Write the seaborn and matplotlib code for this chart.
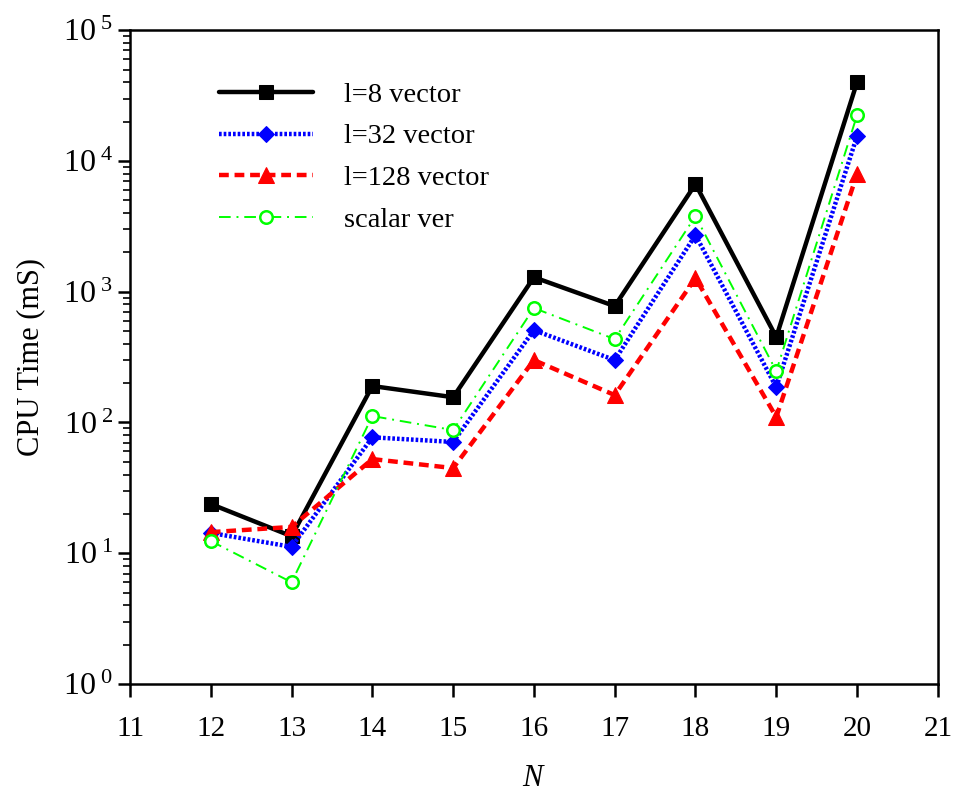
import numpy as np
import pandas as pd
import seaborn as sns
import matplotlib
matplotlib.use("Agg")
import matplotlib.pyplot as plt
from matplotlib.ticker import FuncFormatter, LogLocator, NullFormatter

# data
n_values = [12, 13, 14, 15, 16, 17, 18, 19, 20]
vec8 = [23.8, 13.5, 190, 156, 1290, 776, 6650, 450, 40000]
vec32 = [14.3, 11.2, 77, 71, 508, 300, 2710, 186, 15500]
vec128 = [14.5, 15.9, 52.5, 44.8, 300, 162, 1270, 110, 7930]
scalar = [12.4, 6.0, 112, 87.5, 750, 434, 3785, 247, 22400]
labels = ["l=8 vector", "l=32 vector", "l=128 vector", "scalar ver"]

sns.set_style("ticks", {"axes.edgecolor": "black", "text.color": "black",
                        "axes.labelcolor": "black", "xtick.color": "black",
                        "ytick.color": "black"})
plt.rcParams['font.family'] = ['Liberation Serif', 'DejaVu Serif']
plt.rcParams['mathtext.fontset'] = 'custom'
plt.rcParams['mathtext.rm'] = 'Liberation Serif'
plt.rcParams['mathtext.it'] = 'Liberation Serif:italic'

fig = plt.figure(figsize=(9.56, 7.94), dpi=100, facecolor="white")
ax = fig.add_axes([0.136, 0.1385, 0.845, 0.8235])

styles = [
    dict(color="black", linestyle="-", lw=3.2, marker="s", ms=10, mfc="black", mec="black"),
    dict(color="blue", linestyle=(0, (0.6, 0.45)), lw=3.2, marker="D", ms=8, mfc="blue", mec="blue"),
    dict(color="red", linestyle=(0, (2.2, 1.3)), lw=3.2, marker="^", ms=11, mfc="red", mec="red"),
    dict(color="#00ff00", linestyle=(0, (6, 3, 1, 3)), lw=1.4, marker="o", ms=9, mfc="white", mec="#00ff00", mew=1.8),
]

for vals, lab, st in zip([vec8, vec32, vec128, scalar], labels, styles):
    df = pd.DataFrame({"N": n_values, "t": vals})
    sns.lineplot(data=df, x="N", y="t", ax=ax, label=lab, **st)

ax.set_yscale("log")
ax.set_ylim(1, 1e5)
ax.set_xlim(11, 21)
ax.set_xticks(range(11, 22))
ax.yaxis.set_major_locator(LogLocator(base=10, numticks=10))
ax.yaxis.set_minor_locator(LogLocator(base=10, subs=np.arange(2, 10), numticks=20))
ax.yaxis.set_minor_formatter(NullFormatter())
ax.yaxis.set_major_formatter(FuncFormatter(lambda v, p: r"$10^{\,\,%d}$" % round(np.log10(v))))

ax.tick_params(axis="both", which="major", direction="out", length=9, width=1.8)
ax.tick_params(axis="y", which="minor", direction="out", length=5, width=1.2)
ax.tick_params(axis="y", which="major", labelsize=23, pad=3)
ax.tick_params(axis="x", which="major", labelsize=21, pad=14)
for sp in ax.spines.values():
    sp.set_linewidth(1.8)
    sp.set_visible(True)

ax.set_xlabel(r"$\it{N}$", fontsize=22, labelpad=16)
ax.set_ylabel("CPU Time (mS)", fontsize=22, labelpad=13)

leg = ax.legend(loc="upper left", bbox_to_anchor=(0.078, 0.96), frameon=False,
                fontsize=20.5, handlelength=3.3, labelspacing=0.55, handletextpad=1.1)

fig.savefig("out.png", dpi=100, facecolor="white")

EXERCISE DIRECTIONS: Reproduce all of the material above word for word. Omit the pictures.

RESULT:
Write the seaborn and matplotlib code for this chart.
import numpy as np
import pandas as pd
import seaborn as sns
import matplotlib
matplotlib.use("Agg")
import matplotlib.pyplot as plt
from matplotlib.ticker import FuncFormatter, LogLocator, NullFormatter

# data
n_values = [12, 13, 14, 15, 16, 17, 18, 19, 20]
vec8 = [23.8, 13.5, 190, 156, 1290, 776, 6650, 450, 40000]
vec32 = [14.3, 11.2, 77, 71, 508, 300, 2710, 186, 15500]
vec128 = [14.5, 15.9, 52.5, 44.8, 300, 162, 1270, 110, 7930]
scalar = [12.4, 6.0, 112, 87.5, 750, 434, 3785, 247, 22400]
labels = ["l=8 vector", "l=32 vector", "l=128 vector", "scalar ver"]

sns.set_style("ticks", {"axes.edgecolor": "black", "text.color": "black",
                        "axes.labelcolor": "black", "xtick.color": "black",
                        "ytick.color": "black"})
plt.rcParams['font.family'] = ['Liberation Serif', 'DejaVu Serif']
plt.rcParams['mathtext.fontset'] = 'custom'
plt.rcParams['mathtext.rm'] = 'Liberation Serif'
plt.rcParams['mathtext.it'] = 'Liberation Serif:italic'

fig = plt.figure(figsize=(9.56, 7.94), dpi=100, facecolor="white")
ax = fig.add_axes([0.136, 0.1385, 0.845, 0.8235])

styles = [
    dict(color="black", linestyle="-", lw=3.2, marker="s", ms=10, mfc="black", mec="black"),
    dict(color="blue", linestyle=(0, (0.6, 0.45)), lw=3.2, marker="D", ms=8, mfc="blue", mec="blue"),
    dict(color="red", linestyle=(0, (2.2, 1.3)), lw=3.2, marker="^", ms=11, mfc="red", mec="red"),
    dict(color="#00ff00", linestyle=(0, (6, 3, 1, 3)), lw=1.4, marker="o", ms=9, mfc="white", mec="#00ff00", mew=1.8),
]

for vals, lab, st in zip([vec8, vec32, vec128, scalar], labels, styles):
    df = pd.DataFrame({"N": n_values, "t": vals})
    sns.lineplot(data=df, x="N", y="t", ax=ax, label=lab, **st)

ax.set_yscale("log")
ax.set_ylim(1, 1e5)
ax.set_xlim(11, 21)
ax.set_xticks(range(11, 22))
ax.yaxis.set_major_locator(LogLocator(base=10, numticks=10))
ax.yaxis.set_minor_locator(LogLocator(base=10, subs=np.arange(2, 10), numticks=20))
ax.yaxis.set_minor_formatter(NullFormatter())
ax.yaxis.set_major_formatter(FuncFormatter(lambda v, p: r"$10^{\,\,%d}$" % round(np.log10(v))))

ax.tick_params(axis="both", which="major", direction="out", length=9, width=1.8)
ax.tick_params(axis="y", which="minor", direction="out", length=5, width=1.2)
ax.tick_params(axis="y", which="major", labelsize=23, pad=3)
ax.tick_params(axis="x", which="major", labelsize=21, pad=14)
for sp in ax.spines.values():
    sp.set_linewidth(1.8)
    sp.set_visible(True)

ax.set_xlabel(r"$\it{N}$", fontsize=22, labelpad=16)
ax.set_ylabel("CPU Time (mS)", fontsize=22, labelpad=13)

leg = ax.legend(loc="upper left", bbox_to_anchor=(0.078, 0.96), frameon=False,
                fontsize=20.5, handlelength=3.3, labelspacing=0.55, handletextpad=1.1)

fig.savefig("out.png", dpi=100, facecolor="white")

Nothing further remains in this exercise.